At a Glance
- Gore Verbinski blames Unreal Engine for the drop in film CGI quality.
- The gaming tool is now used for final shots instead of just pre-visualization.
- Verbinski says the software mishandles light on skin and creates uncanny results.
- Why it matters: Viewers get video-game visuals in movies that cost hundreds of millions.
Hollywood’s visual-effects slump has a new culprit, according to the director behind some of the most celebrated CGI of the past two decades. Gore Verbinski, who steered the Pirates of the Caribbean franchise and Rango, told pop-culture outlet But Why Tho? that the Unreal Engine-software born for video games-has dragged blockbuster imagery into the uncanny valley.
From Maya to Unreal
Verbinski remembers when Maya dominated effects houses. That tool, he says, rendered subsurface scattering and skin reflections with a realism Unreal still can’t match. The shift began once studios discovered Unreal could deliver shots faster and cheaper than traditional pipelines.

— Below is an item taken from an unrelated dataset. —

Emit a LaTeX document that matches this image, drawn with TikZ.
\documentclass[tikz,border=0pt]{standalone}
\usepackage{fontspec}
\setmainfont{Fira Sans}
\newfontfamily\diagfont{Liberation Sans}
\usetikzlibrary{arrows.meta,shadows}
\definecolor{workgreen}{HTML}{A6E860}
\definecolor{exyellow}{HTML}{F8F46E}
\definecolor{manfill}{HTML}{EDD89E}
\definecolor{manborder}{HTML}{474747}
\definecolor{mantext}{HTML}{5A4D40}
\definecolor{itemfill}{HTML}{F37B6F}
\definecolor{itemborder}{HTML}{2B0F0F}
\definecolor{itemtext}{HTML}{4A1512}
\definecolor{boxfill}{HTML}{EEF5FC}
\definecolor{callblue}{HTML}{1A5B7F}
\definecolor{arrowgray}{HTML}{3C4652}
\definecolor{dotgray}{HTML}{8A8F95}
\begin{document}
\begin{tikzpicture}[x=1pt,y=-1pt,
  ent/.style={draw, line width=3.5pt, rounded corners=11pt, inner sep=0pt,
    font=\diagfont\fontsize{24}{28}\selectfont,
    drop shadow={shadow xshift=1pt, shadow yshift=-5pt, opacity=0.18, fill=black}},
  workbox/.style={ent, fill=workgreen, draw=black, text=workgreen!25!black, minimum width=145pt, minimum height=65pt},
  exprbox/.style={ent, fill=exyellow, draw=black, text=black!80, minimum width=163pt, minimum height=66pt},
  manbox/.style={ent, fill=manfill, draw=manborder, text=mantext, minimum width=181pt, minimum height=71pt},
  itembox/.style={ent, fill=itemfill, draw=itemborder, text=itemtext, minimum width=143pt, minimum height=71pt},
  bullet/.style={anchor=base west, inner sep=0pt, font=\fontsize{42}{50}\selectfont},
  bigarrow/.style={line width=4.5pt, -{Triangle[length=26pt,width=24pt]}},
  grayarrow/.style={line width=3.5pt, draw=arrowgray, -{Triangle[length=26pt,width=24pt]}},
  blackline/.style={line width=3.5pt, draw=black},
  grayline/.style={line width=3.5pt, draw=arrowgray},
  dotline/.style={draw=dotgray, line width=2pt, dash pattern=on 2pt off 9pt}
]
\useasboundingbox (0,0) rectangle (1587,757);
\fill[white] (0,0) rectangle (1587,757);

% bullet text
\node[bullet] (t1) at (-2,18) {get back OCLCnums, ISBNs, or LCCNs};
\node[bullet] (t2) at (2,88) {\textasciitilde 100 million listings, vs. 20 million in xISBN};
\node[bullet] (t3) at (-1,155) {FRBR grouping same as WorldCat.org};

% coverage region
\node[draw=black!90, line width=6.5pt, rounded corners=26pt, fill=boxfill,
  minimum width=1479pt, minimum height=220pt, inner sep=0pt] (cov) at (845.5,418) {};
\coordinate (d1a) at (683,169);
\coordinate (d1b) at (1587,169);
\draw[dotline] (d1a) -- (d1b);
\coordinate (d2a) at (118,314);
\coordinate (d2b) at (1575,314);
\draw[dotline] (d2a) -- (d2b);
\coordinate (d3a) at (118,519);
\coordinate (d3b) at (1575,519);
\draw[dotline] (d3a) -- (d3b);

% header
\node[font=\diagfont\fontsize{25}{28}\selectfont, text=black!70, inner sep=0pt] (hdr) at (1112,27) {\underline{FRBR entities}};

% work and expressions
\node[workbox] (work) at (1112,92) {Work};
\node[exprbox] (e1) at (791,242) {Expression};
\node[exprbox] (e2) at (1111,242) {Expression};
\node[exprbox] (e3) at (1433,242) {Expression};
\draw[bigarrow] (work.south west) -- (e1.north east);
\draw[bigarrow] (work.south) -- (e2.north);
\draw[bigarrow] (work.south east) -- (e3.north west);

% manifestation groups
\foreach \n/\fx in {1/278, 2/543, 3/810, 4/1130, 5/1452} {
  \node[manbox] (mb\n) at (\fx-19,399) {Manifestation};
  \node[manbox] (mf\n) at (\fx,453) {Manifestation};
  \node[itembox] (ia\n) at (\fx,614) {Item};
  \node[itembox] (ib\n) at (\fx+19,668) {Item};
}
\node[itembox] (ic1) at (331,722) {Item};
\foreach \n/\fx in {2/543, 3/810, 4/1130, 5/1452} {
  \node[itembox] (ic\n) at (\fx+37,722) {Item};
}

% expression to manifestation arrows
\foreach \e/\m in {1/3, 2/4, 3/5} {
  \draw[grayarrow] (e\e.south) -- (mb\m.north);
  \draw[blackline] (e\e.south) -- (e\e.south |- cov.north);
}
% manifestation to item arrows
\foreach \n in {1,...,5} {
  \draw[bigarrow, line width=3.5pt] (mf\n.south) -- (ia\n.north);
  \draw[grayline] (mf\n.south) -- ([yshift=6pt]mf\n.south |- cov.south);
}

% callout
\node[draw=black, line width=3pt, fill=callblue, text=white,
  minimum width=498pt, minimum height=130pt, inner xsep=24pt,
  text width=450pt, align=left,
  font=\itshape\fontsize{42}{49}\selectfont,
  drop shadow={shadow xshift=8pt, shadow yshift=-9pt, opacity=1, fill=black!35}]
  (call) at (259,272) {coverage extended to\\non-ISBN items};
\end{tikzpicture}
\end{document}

> “You’ve seen the Unreal gaming engine enter the visual-effects landscape,” Verbinski said. “People started thinking maybe movies can also use Unreal for finished visual effects. So you have this sort of gaming aesthetic entering the world of cinema.”
The director traces the problem to speed-over-quality shortcuts:
- In-between animation frames are generated automatically instead of by hand.
- Lighting models built for real-time gameplay fail to mimic how skin absorbs and reflects light.
- Executives accept results that once would have been sent back for fixes.
Fan Frustration Grows
Audiences have flooded social media for years, asking why a 1993 T-Rex from Jurassic Park feels more present than creatures in modern tent-poles. Verbinski’s comment lands amid renewed debate that started when The Flash, Ant-Man and the Wasp: Quantumania, and Aquaman 2 were dinged for rubbery digital doubles and weightless physics.
Isaac Y. Thornwell reported for News Of Austin that the complaints aren’t limited to superhero fare. Viewers cite TV dramas and space epics where ships sit on oceans that look like gray wallpaper. The common thread, Verbinski argues, is Unreal’s takeover of final-pixel work.
Industry Split on Cause
Other filmmakers point to different culprits:
- James Gunn, director of Guardians of the Galaxy and the upcoming Superman, blames schedule pressure. On Threads in 2024 he wrote that rushed timelines leave VFX artists no room to iterate.
- Industry watchers note ballooning shot counts. A 2003 blockbuster might have 500 effects shots; today’s entries regularly exceed 3,000, stretching teams across half a dozen vendors.
- Some critics argue overall script and directorial quality have fallen, making flashy visuals the scapegoat.
Verbinski concedes money men set the tempo, but he insists tool choice matters just as much. “What’s become acceptable from an executive standpoint… they think no one will care that the ships in the ocean look like they’re not on the water,” he said.
Unreal’s Hollywood Expansion
Epic Games launched the first Unreal Engine in 1998 for PC shooters. Since 2019, Hollywood has adopted it for:
| Production | Use Case |
|---|---|
| The Mandalorian | LED-wall virtual sets |
| Westworld | Set-extension backgrounds |
| Fallout | Real-time environment previews |
Studios praise the speed: directors can move a virtual sun and see the new lighting instantly, a process that once took render farms hours. Yet that same immediacy, Verbinski claims, encourages “good enough” final shots that end up on the big screen.

Cost vs. Quality Trade-Off
Verbinski’s filmography shows what meticulous rendering can achieve. The first Pirates installment earned an Oscar for Visual Effects in 2004, back when Maya, RenderMan, and similar tools demanded overnight renders but produced photoreal skin and cloth.
Today, he says, the industry has flipped the equation:
- Budgets have doubled or tripled since 2000.
- Post-production windows have shrunk to meet global release dates.
- Studio notes arrive late, forcing vendors to adopt Unreal for last-minute fixes.
The result is imagery that reminds viewers of cut-scenes rather than cinema. Verbinski fears audiences now expect the glossy, slightly plasticky look, lowering the bar for every subsequent release.
Key Takeaways
- Gore Verbinski singles out Unreal Engine as a root cause of modern CGI backlash.
- The tool excels at real-time gaming but falls short on cinematic lighting detail.
- Faster, cheaper workflows have replaced the slower pipelines that produced Pirates and Rango.
- Until studios prioritize accuracy over velocity, viewers can expect more video-game visuals on the big screen.
Isaac Y. Thornwell‘s full report for News Of Austin underscores a widening gap between what technology can deliver and what executives will pay for, leaving audiences stranded in the uncanny valley.